A well-drafted AMD complimented by a letter of final instructions accomplishes many of the same objectives as a Five Wishes document. But, for those individuals wanting a document without a heavy layer of legalese, the Five Wishes are an excellent tool for someone wishing to create a plan that moves beyond the economic and medical information, and instead discusses the more spiritual and emotional issues that come with end of life care and decision making. To find a copy of the Five Wishes, visit here

Estate of the Month: Jazz Great King has Royal Estate Problem

Born Riley B. King in 1925, blues legend B.B. King passed away in Las Vegas on May 14, 2015. King was known for songs such as Three O' Clock Blues, Every Day I Have the Blues, Why I Sing the Blues, and The Thrill is Gone. King was inducted into the Rock and Roll Hall of Fame in 1987. He died from complications of Alzheimer's disease along with congestive heart failure and diabetic complications. However, several of King's daughters allege that he was murdered through the use of poisons meant to cause stroke like effects. ). Needless to say, the fight over his estate began almost immediately.

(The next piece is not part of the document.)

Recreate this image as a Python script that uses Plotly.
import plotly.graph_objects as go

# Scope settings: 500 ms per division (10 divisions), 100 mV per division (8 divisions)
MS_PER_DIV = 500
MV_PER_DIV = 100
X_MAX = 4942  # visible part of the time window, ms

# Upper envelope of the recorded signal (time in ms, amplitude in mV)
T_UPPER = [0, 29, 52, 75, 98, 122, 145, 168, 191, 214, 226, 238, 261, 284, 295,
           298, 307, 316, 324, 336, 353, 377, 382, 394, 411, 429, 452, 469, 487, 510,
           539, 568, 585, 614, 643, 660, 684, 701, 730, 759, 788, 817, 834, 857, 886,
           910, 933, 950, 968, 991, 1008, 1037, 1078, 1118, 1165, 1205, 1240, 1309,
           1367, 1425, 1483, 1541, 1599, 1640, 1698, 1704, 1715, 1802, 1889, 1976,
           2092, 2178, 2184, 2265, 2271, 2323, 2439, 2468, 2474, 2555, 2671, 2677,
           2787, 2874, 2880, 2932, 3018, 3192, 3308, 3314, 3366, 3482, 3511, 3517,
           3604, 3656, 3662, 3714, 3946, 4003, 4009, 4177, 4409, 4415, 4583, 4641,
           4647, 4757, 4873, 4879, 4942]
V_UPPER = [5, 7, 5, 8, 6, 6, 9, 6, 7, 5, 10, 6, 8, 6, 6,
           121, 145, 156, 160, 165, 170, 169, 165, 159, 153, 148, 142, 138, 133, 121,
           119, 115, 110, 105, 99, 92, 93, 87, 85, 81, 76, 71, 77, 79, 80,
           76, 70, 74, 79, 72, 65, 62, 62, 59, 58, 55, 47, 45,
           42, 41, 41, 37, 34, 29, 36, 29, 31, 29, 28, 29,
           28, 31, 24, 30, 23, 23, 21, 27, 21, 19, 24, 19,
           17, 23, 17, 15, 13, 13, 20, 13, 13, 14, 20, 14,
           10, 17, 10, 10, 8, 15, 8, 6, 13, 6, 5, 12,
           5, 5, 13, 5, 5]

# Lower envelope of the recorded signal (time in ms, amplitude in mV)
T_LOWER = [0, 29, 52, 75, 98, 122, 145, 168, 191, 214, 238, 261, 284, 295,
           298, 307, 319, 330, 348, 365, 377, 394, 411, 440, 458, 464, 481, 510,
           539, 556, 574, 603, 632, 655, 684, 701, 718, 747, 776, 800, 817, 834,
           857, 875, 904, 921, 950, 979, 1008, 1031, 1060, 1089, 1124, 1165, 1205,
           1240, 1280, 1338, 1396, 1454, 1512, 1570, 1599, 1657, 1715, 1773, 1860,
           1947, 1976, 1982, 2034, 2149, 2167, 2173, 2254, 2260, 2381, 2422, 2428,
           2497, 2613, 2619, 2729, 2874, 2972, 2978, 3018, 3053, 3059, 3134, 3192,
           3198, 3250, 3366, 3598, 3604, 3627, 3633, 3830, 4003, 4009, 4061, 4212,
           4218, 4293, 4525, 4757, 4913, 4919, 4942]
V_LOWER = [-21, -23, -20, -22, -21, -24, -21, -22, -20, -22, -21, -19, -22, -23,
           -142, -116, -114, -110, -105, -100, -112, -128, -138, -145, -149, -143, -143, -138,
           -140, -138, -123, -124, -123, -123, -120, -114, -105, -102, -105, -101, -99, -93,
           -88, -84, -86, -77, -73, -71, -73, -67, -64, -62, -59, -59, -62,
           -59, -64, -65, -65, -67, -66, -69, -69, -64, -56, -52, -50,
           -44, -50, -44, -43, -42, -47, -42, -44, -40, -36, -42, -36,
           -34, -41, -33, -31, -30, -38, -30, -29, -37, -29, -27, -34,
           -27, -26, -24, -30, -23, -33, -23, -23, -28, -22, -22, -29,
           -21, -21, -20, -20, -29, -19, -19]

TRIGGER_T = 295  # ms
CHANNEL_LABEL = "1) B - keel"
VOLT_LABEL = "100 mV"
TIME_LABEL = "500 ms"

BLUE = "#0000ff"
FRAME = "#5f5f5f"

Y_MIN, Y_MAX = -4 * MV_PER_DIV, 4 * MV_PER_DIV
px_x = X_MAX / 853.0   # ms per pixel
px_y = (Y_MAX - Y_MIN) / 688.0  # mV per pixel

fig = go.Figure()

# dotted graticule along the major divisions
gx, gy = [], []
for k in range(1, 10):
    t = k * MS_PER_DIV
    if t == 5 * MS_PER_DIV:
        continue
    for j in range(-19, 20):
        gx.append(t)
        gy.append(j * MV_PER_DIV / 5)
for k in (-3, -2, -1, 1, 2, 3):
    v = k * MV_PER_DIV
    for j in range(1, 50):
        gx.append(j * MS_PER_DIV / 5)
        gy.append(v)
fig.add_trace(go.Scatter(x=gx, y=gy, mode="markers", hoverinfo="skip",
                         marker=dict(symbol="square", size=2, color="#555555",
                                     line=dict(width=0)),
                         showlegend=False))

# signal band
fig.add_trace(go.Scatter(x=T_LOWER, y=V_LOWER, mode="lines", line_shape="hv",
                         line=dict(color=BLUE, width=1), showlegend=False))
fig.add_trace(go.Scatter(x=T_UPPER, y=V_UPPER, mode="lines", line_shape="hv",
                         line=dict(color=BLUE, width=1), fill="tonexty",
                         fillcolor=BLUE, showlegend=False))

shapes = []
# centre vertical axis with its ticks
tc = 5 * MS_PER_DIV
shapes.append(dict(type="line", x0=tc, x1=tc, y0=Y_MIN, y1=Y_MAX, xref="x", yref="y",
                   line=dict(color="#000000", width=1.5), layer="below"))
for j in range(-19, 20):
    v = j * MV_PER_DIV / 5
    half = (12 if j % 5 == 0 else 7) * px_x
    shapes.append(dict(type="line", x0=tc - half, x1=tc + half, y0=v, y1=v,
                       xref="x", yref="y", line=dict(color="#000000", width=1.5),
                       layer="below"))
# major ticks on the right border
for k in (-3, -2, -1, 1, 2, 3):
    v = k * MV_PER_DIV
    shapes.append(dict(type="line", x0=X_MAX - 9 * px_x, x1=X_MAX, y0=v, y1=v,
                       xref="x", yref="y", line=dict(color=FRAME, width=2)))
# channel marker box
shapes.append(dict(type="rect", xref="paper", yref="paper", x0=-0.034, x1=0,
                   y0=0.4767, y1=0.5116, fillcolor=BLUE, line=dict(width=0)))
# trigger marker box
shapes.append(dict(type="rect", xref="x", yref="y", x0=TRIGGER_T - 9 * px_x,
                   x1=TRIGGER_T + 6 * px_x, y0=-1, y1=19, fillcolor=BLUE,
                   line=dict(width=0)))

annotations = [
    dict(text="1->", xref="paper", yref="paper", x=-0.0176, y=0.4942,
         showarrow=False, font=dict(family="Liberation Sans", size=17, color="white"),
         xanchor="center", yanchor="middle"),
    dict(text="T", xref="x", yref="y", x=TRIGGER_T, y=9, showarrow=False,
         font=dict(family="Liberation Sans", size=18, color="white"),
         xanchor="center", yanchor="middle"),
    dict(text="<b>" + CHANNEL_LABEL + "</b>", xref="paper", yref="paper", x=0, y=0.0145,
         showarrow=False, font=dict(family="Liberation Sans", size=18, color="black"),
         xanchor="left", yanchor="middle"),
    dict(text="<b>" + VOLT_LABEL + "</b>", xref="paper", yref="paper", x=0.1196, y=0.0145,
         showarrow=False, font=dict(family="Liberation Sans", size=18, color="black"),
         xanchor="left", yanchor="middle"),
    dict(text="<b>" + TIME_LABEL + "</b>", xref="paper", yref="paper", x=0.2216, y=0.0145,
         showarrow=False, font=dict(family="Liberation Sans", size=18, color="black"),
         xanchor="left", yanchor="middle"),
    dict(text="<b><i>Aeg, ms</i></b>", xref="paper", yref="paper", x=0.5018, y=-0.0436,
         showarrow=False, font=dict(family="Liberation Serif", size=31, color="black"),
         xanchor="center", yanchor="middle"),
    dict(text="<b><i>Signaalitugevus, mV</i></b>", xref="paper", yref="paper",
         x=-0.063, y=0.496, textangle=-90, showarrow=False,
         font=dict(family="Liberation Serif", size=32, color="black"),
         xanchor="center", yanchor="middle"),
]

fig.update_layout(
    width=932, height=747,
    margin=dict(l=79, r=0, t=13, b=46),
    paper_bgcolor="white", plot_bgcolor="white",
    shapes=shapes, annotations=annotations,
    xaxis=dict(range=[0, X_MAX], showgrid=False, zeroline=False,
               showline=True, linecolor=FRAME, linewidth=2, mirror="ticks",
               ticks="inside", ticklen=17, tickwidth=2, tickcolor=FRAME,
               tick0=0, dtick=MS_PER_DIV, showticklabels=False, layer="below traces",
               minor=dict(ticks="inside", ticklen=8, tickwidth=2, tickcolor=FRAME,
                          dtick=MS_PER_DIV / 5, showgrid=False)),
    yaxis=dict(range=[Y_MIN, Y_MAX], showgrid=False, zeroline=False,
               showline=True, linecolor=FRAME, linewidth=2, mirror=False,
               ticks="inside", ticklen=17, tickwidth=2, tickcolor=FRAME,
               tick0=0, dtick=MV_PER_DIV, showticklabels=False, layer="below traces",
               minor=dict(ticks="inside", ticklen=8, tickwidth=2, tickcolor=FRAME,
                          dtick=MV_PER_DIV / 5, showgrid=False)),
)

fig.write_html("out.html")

A will dated January 18, 2007 named LaVerne Toney to be personal representative of King's estate. Toney was King's manager and oversaw King's road show for 39 years. Even if King's daughter's allegation were not enough several other issues have arisen. First, several of King's 15 children petitioned to have Toney removed as personal representative. The petitioning children had two main reasons to remove Toney. First, two of King's children alleged that both Toney, along with King's personal assistant, poisoned King to hasten his death. That claim fell apart with the recent release of an autopsy report confirming that King died from complications that arose from Alzheimer's disease, along with coronary disease, heart failure and the effects of Type 2 diabetes and not poison.

Second, in the past King's daughters accused Toney of elder abuse and burglary of King's property. A Las Vegas judge dismissed both of those claims. The daughters have also accused Toney of keeping them, as well as the rest of their family, away from their father and of stealing their father's money. Toney argued that it was the personal decision of King to not have those family members nearby. These claims were sent to the Clark County District Court, and on June 25th Clark County District Judge Gloria Sturman ruled that Toney would remain the personal representative of King's estate.

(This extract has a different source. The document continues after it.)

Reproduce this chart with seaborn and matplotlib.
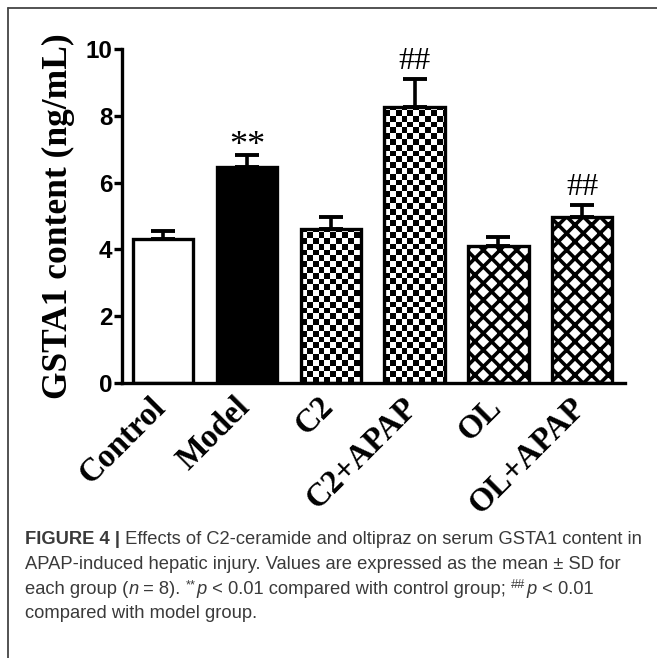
import numpy as np
import matplotlib
matplotlib.use("Agg")
import matplotlib.pyplot as plt
import matplotlib.transforms as mtransforms
from matplotlib.lines import Line2D
import seaborn as sns

# --- DATA ---
GROUPS = ["Control", "Model", "C2", "C2+APAP", "OL", "OL+APAP"]
MEANS = [4.31, 6.48, 4.61, 8.25, 4.10, 4.98]
SDS = [0.24, 0.35, 0.35, 0.85, 0.26, 0.35]
MARKS = ["", "**", "", "##", "", "##"]
FILLS = ["plain", "solid", "checker", "checker", "lattice", "lattice"]
YTICKS = [0, 2, 4, 6, 8, 10]

CAPTION = [
    [("FIGURE 4 |", "bold", "normal", False), (" Effects of C2-ceramide and oltipraz on serum GSTA1 content in", "normal", "normal", False)],
    [("APAP-induced hepatic injury. Values are expressed as the mean \u00b1 SD for", "normal", "normal", False)],
    [("each group (", "normal", "normal", False), ("n", "normal", "italic", False), (" = 8). ", "normal", "normal", False),
     ("**", "normal", "normal", True), ("p", "normal", "italic", False),
     (" < 0.01 compared with control group; ", "normal", "normal", False),
     ("##", "normal", "normal", True), ("p", "normal", "italic", False), (" < 0.01", "normal", "normal", False)],
    [("compared with model group.", "normal", "normal", False)],
]

# --- STYLE ---
SERIF = "Liberation Serif"
SANS = "Liberation Sans"
CELL = 5.8          # checker square size in px
CAP_COLOR = "#3a3a3a"
CAP_SIZE = 13.2
MARK_STYLE = {"**": (26, -0.25), "##": (23, 0.08)}   # fontsize, gap above cap

sns.set_theme(style="ticks")
plt.rcParams["hatch.linewidth"] = 2.6
plt.rcParams["font.family"] = [SANS, "DejaVu Sans"]

fig = plt.figure(figsize=(6.57, 6.58), dpi=100)
W, H = 657, 658
ax = fig.add_axes([122 / W, 1 - 383 / H, 503 / W, 334 / H])

face = {"plain": "white", "solid": "black", "checker": "none", "lattice": "white"}
sns.barplot(x=GROUPS, y=MEANS, hue=GROUPS, palette=[face[f] for f in FILLS], legend=False,
            saturation=1, width=0.72, edgecolor="black", linewidth=2.4, errorbar=None, ax=ax)

ax.set_xlim(-0.49, 5.51)
ax.set_ylim(0, 10)

# fills: checkerboard via clipped image, lattice via hatch
for patch, fill in zip(ax.patches, FILLS):
    patch.set_zorder(2)
    if fill == "lattice":
        patch.set_hatch("xx")
    elif fill == "checker":
        patch.set_facecolor("none")
        x0, y0 = patch.get_x(), patch.get_y()
        w, h = patch.get_width(), patch.get_height()
        (px0, py0), (px1, py1) = ax.transData.transform([(x0, y0), (x0 + w, y0 + h)])
        sx, sy = (px1 - px0) / w, (py1 - py0) / h
        nx = int(np.ceil((px1 - px0) / CELL)) + 1
        ny = int(np.ceil((py1 - py0) / CELL)) + 1
        board = np.add.outer(np.arange(ny), np.arange(nx)) % 2
        im = ax.imshow(board, cmap="gray", vmin=0, vmax=1, interpolation="nearest", aspect="auto",
                       origin="lower", extent=(x0, x0 + nx * CELL / sx, y0, y0 + ny * CELL / sy), zorder=1.8)
        im.set_clip_path(patch)

ax.set_xlim(-0.49, 5.51)
ax.set_ylim(0, 10)

xs = np.arange(len(GROUPS))
ax.errorbar(xs, MEANS, yerr=[np.zeros(len(SDS)), SDS], fmt="none", ecolor="black",
            elinewidth=2.6, capsize=8.5, capthick=2.8, zorder=1.5)

for x, m, s, mark in zip(xs, MEANS, SDS, MARKS):
    if mark:
        size, gap = MARK_STYLE[mark]
        ax.text(x, m + s + gap, mark, ha="center", va="bottom", fontsize=size,
                family=SERIF, color="black")

sns.despine(ax=ax)
for side in ["left", "bottom"]:
    ax.spines[side].set_linewidth(2.4)
    ax.spines[side].set_color("black")
ax.set_yticks(YTICKS)
ax.tick_params(axis="y", direction="out", length=6, width=2.4, pad=1, colors="black")
ax.tick_params(axis="x", direction="in", length=6, width=2, pad=6, colors="black")
ax.set_yticklabels([str(t) for t in YTICKS], family=SANS, fontweight="bold", fontsize=17.5)
ax.set_xticks(xs)
ax.set_xticklabels(GROUPS, rotation=45, ha="right", family=SERIF, fontweight="bold", fontsize=23.5)
shift = mtransforms.ScaledTranslation(0.09, 0, fig.dpi_scale_trans)
for lbl in ax.get_xticklabels():
    lbl.set_transform(lbl.get_transform() + shift)
ax.set_xlabel("")
ax.set_ylabel("GSTA1 content (ng/mL)", family=SERIF, fontweight="bold", fontsize=25.5, color="black")
ax.yaxis.set_label_coords(-0.094, 0.5)

# --- frame lines around the panel ---
fig.add_artist(Line2D([8 / W, 1], [1 - 8 / H, 1 - 8 / H], color="#444444", lw=1.3))
fig.add_artist(Line2D([8 / W, 8 / W], [0, 1 - 8 / H], color="#444444", lw=1.3))

# --- caption ---
renderer = fig.canvas.get_renderer()
line_y = [544, 569, 594, 618]
for y, parts in zip(line_y, CAPTION):
    x = 25
    for text, weight, style, sup in parts:
        size = CAP_SIZE * 0.7 if sup else CAP_SIZE
        rise = 6 if sup else 0
        t = fig.text(x / W, 1 - (y - rise) / H, text, fontsize=size, fontweight=weight, fontstyle=style,
                     family=SANS, color=CAP_COLOR, va="baseline", ha="left")
        x = t.get_window_extent(renderer).x1 + (1 if sup else 0)

fig.savefig("out.png", dpi=100)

Along with the challenge to Toney's appointment, King's family has also made several other contentions. The daughters claim that there is a second will in existence. The Las Vegas attorney, who drafted King's will in 2007, said he is unaware of any other wills existing. This claim was echoed by Toney.

There are also disputes about the value of King's estate on his passing. In a running theme of who is putting up the biggest obstacles for a personal representative, King's daughters claim the estate is worth between $5 and $10 million. The basis of their claim is the undervaluation of the intellectual property rights to King's music. While this claim is disputed by Toney and her attorneys, a court document filed in April related to the abuse allegations valued one bank account at around $5 million in 2014, and a home at $330,000.

Toney's attorney defense to the claims is that most of King's estate is in trust. Toney, in many of her responses to the claims above, cites the terms of King's trust as the reason his descendants are upset about the proceedings. The terms of King's trust left between only $3,000 and $5,000 to his children and grandchildren. The lack of inheritance is likely one motivating factor for many of King's children. However, King did leave a larger amount to help his descendants pay for college and other related expenses.

There still much to be decided with respect to King's estate. Given the level of discorded between Toney and some of King's children prior to and after his death and a substantial estate at stake, the proceedings will likely carry on for several more years.